最终转换成的格式如下, 如果查询的结果与期望值不一样，也可以生产的此语句进行排查.

curl -H 'Content-Type: application/json' -XGET 'http://localhost:9200/demo.demo-*/_search?pretty&_source_include=%40timestamp%2C%2A&ignore_unavailable=true&scroll=30s&size=10000' -d '{
  "query": {
    "bool": {
      "filter": {                             
        "bool": {                                                   
          "must": [            {                                                                                
              "range": {                                                                                                                                                              
                "@timestamp": {                                                                                           
                  "gt": "2020-05-29T11:04:00.198218Z",
                  "lte": "2020-05-29T11:09:00.198218Z"                                                                                                                   
                }                                          
              }
            },                                                 
            {
              "wildcard": { # 这里是根据rule文件中的filter条件.                                                                                
                "backendMod": "*senseface*"     
              }              
            }                                    
          ]                                                                                       
        }                                                             
      }                                 
    }
  },
  "sort": [
    {
      "@timestamp": {                 
        "order": "asc"                                         
      }                                                                                             
    }                                                                                        
  ]                                                                                     
}'

match_body

num_hits vs num_matches

num_hits is the number of documents returned by elasticsearch for a given query. num_matches is how many times that data matched your rule, each one potentially generating an alert.

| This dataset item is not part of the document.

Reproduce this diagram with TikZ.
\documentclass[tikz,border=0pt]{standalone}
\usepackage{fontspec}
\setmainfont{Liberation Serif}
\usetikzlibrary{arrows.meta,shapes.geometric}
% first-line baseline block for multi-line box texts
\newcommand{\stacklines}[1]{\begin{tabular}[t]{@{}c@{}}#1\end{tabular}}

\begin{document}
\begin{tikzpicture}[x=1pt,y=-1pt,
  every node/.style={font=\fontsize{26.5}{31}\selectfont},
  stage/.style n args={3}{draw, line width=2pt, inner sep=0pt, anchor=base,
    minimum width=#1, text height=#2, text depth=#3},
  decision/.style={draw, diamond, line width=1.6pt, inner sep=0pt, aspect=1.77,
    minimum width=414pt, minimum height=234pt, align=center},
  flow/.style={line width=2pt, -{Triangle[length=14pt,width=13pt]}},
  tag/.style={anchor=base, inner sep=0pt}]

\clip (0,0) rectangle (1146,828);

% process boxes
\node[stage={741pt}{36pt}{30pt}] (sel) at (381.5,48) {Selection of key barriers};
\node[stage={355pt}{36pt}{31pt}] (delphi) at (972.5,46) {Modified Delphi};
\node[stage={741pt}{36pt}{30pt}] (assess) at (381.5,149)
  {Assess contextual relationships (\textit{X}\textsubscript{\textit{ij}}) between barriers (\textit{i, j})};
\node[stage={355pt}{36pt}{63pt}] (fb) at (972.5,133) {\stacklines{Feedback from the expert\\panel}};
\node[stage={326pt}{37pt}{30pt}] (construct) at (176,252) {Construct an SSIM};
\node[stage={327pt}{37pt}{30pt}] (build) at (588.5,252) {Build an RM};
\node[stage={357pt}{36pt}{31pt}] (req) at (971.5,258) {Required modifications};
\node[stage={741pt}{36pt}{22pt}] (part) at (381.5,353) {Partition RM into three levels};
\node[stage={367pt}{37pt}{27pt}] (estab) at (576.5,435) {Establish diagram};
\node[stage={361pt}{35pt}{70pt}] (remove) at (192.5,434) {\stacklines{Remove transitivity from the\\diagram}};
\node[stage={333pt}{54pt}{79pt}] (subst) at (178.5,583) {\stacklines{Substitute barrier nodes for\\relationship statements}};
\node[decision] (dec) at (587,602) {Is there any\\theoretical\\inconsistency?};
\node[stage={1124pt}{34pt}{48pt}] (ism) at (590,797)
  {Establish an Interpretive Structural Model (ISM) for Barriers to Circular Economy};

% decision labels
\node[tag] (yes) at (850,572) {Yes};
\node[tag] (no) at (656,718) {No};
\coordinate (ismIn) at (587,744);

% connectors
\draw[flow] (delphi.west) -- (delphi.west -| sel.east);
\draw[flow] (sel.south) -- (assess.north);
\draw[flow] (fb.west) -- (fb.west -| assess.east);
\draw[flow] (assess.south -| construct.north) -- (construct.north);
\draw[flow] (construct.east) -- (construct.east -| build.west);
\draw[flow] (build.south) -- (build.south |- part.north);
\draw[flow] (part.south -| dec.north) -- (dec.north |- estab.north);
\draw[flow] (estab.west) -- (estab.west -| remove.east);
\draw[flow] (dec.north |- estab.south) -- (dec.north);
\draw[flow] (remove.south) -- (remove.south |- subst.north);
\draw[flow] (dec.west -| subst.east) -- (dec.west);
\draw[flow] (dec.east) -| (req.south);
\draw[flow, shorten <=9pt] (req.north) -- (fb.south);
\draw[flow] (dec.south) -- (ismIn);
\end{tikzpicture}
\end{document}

If it makes a query over a 10 minute range and gets 10 hits, and you have

type: frequency
num_events: 10
timeframe:
  minutes: 10
then you'll get 1 match.

总结:
num_hits表示的是根据filter条件及查询时间段从es返回的记录,而num_matches表示的是预计会产生多少条报警
因此 num_matches = num_hits / num_events, 会四舍五入,所以在告警内容中会发现两者都是这样的关系

写回到es索引:elastalert_status

同样，产生的告警的现场日志在发送到告警介质后都会写入到es索引中

def send_alert(self, matches, rule, alert_time=None, retried=False):
	# ...
      for alert in rule['alert']:
            alert.pipeline = alert_pipeline
            try:
                alert.alert(matches)
            except EAException as e:
                self.handle_error('Error while running alert %s: %s' % (alert.get_info()['type'], e), {'rule': rule['name']})
                alert_exception = str(e)
            else:
                self.thread_data.alerts_sent += 1
                alert_sent = True
      # ...
      for match in matches:
            alert_body = self.get_alert_body(match, rule, alert_sent, alert_time, alert_exception)
            # Set all matches to aggregate together
            if agg_id:
                alert_body['aggregate_id'] = agg_id
            res = self.writeback('elastalert', alert_body, rule)
            if res and not agg_id:
                agg_id = res['_id']

starttime/endtime/original_time

endtime一般都是执行查询时取的当前时间，因此elastalert默认没有保存，starttime一般是由endtime减去timeframe计算而来，但是如果elastalert重启的话, starttime会跟期望的不太一样，通过源码可以看到还有一个original_time, original_time为存在在es中的上一次执行的endtime, 因此，每次查询的时候，都会从original_time处开始查询, endtime为当前时间

因此starttime最好设置为original_time，使用starttime有产生歧义

body = {'rule_name': rule['name'],
               'endtime': endtime,
               'starttime': rule['original_starttime'],
               'matches': num_matches,
               'hits': max(self.thread_data.num_hits, self.thread_data.cumulative_hits),
               '@timestamp': ts_now(),
               'time_taken': time_taken}
       self.writeback('elastalert_status', body)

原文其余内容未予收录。